Por Débora Diniz
No Dia da Mulher, nada a comemorar
Há alguns sofrimentos que só a ficção nos permite conhecê-los na intimidade de quem sofre.
Foi assim que acompanhei a terrível cena de estupro de Lucy, no livro Desonra de John Coetzee.
Sem a proteção da fantasia foi que acompanhei a perseguição à menina de 11 anos, estuprada pelo padrasto, em alguma cidade anônima na fronteira entre o Piauí e o Maranhão. Sabemos pouco dos fatos, pois além de escandaloso, o caso é escondido.

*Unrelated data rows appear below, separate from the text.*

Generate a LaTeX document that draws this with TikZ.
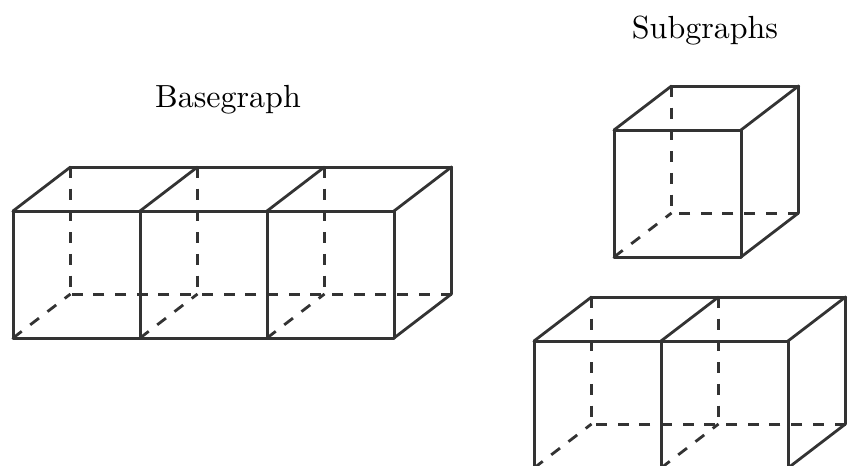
\documentclass[tikz,border=0pt]{standalone}
\tikzset{
  edge/.style={line width=3pt,draw=black!80,line cap=round,line join=round},
  slant/.style={line width=2.8pt,draw=black!80,line cap=round},
  hidden/.style={line width=3pt,draw=black!80,dash pattern=on 11pt off 10.7pt},
  hiddenslant/.style={line width=2.8pt,draw=black!80,dash pattern=on 11pt off 10.7pt},
  title/.style={scale=3.2,anchor=base,text=black,inner sep=0pt}
}
% #1 name prefix, #2 x of front-left corner, #3 y of front top, #4 number of cells
\newcommand{\boxrow}[4]{%
  \foreach \i in {0,...,#4}{
    \pgfmathsetmacro{\fx}{#2+127*\i}
    \pgfmathsetmacro{\bx}{\fx+57.5}
    \coordinate (#1ft\i) at (\fx,#3);
    \coordinate (#1fb\i) at (\fx,#3+127);
    \coordinate (#1bt\i) at (\bx,#3-44);
    \coordinate (#1bb\i) at (\bx,#3+83);
  }
  \draw[hidden] (#1bb#4) -- (#1bb0);
  \foreach \i in {0,...,#4}{
    \ifnum\i<#4
      \draw[hidden] (#1bt\i) -- (#1bb\i);
      \draw[hiddenslant] (#1fb\i) -- (#1bb\i);
    \fi
  }
  \draw[edge] (#1ft0) -- (#1ft#4);
  \draw[edge] (#1bt0) -- (#1bt#4);
  \draw[edge] (#1fb0) -- (#1fb#4);
  \draw[edge] (#1bb#4) -- (#1bt#4);
  \draw[slant] (#1fb#4) -- (#1bb#4);
  \foreach \i in {0,...,#4}{
    \draw[edge] (#1ft\i) -- (#1fb\i);
    \draw[slant] (#1ft\i) -- (#1bt\i);
  }
}
\begin{document}
\begin{tikzpicture}[x=1pt,y=-1pt]
\path[use as bounding box,fill=white] (0,0) rectangle (849,466);
\clip (0,0) rectangle (849,466);
\node[title] (base) at (228,107) {Basegraph};
\node[title] (sub) at (705,38) {Subgraphs};
\boxrow{a}{13}{211}{3}
\boxrow{b}{614}{130}{1}
\boxrow{c}{534}{341}{2}
\end{tikzpicture}
\end{document}
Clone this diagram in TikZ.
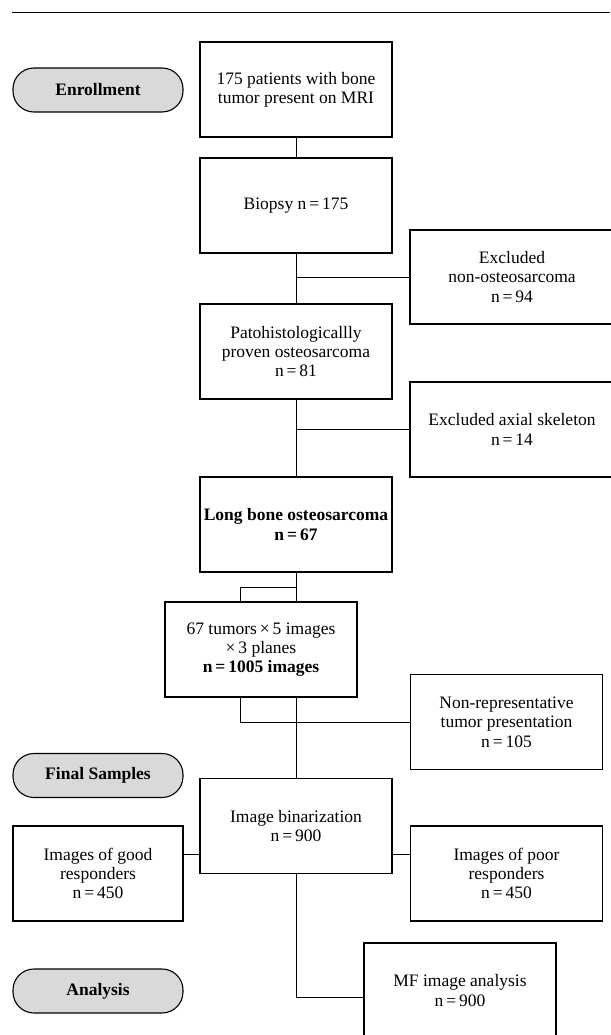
\documentclass[tikz,border=0pt]{standalone}
\usepackage{fontspec}
\setmainfont{Liberation Serif}

\begin{document}
\begin{tikzpicture}[x=1pt,y=-1pt]
        \tikzset{box/.style={draw,line width=1.1pt,minimum width=192pt,minimum height=95pt,
            align=center,inner sep=1pt,font=\fontsize{17.5}{19.3}\selectfont},
          stage/.style={draw,line width=1.1pt,fill=gray!30,rounded corners=21pt,
            minimum width=170pt,minimum height=44pt,font=\fontsize{17.5}{20}\selectfont\bfseries},
          link/.style={draw,line width=1pt}}
        \useasboundingbox (0,0) rectangle (610,1035);
        \coordinate (rule l) at (12,13);
        \coordinate (rule r) at (610,13);
        \draw[line width=1pt] (rule l) -- (rule r);

        \node[stage] (enroll) at (98,90) {Enrollment};
        \node[stage] (final) at (98,775.5) {Final Samples};
        \node[stage] (analysis) at (98,991) {Analysis};

        \node[box] (patients) at (296,89.5) {175 patients with bone\\tumor present on MRI};
        \node[box] (biopsy) at (296,205.5) {Biopsy n\,=\,175};
        \node[box] (proven) at (296,351.5) {Patohistologicallly\\proven osteosarcoma\\n\,=\,81};
        \node[box] (long) at (296,524.5) {\textbf{Long bone osteosarcoma}\\\textbf{n\,=\,67}};
        \node[box] (tumors) at (261,649.5) {67 tumors\,×\,5 images\\×\,3 planes\\\textbf{n\,=\,1005 images}};
        \node[box] (binar) at (296,826) {Image binarization\\n\,=\,900};
        \node[box,minimum width=170pt] (good) at (98,873.5) {Images of good\\responders\\n\,=\,450};
        \node[box] (poor) at (506.5,873.5) {Images of poor\\responders\\n\,=\,450};
        \node[box] (mf) at (460,990.5) {MF image analysis\\n\,=\,900};
        \node[box,minimum width=204pt,minimum height=94pt] (exnon) at (512,277) {Excluded\\non-osteosarcoma\\n\,=\,94};
        \node[box,minimum width=204pt] (exaxial) at (512,429.5) {Excluded axial skeleton\\n\,=\,14};
        \node[box] (exrep) at (506.5,722) {Non-representative\\tumor presentation\\n\,=\,105};

        \draw[link] (patients) -- (biopsy);
        \draw[link] (biopsy) -- (proven);
        \draw[link] (biopsy.south |- exnon.west) -- (exnon.west);
        \draw[link] (proven) -- (long);
        \draw[link] (proven.south |- exaxial.west) -- (exaxial.west);
        \draw[link] (long.south) -- (long.south |- tumors.north);
        \coordinate (fork) at (240,587);
        \draw[link] (long.south |- fork) -- (fork) -- (fork |- tumors.north);
        \draw[link] (fork |- tumors.south) |- (exrep.west);
        \draw[link] (long.south |- tumors.south) -- (binar.north);
        \coordinate (side) at (0,854);
        \draw[link] (good.east |- side) -- (binar.west |- side);
        \draw[link] (binar.east |- side) -- (poor.west |- side);
        \coordinate (down) at (0,997);
        \draw[link] (binar.south) |- (mf.west |- down);
      \end{tikzpicture}
\end{document}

Em torno de seu corpo e de sua tragédia se lançou a cruzada do aborto: foi mandada embora do hospital para aguardar a gravidez porque não havia mais como protegê-la da leis dos homens.
A menina não tem nome, a família desapareceu.
Dizem que mãe e filha são agora refugiadas em alguma casa abrigo para deixar a barriga da menina miudinha crescer sem que haja mais horror na violência que a acompanhou dos 8 aos 11 anos.
Vou abusar dos adjetivos para descrever essa menina, pois se não a vejo, só a imagino: ela é miudinha, como as meninas nordestinas de cidades sem nome, talvez chochinha como se diz por lá.
Foi só quando o bucho começou a crescer que se deram conta que a menina era violentada. Minha imaginação não permite recitar suas palavras de confidência sobre o padrasto violentador. Só sei que ela deve ter sentido muito medo.
Entre o segredo, a violência e o socorro, a menininha só chegou ao hospital com barriga de 25 semanas de gravidez. Já muito grávida para os protetores da vida de plantão – a menina foi impedida de fazer o aborto legal e, desde então, escondeu-se em lugar que se diz seguro para se fazer mãe em idade ainda infantil demais para um parto.
Se a história teve esse enredo, se a menina é o esqueleto chocho que imagino, são detalhes do real que me faltam, porém importantes para provocar a imaginação fraca sobre quem sofre distante.
Se os embriões e fetos importam, e é verdade que importam, temos uma menina de 11 anos, violentada, estuprada e grávida.
Essa menininha tem que nos importar muito, nos escandalizar até tremer, nos mover para abertamente discutir o direito ao aborto livre dos estigmas que perseguem até os corpos infantis.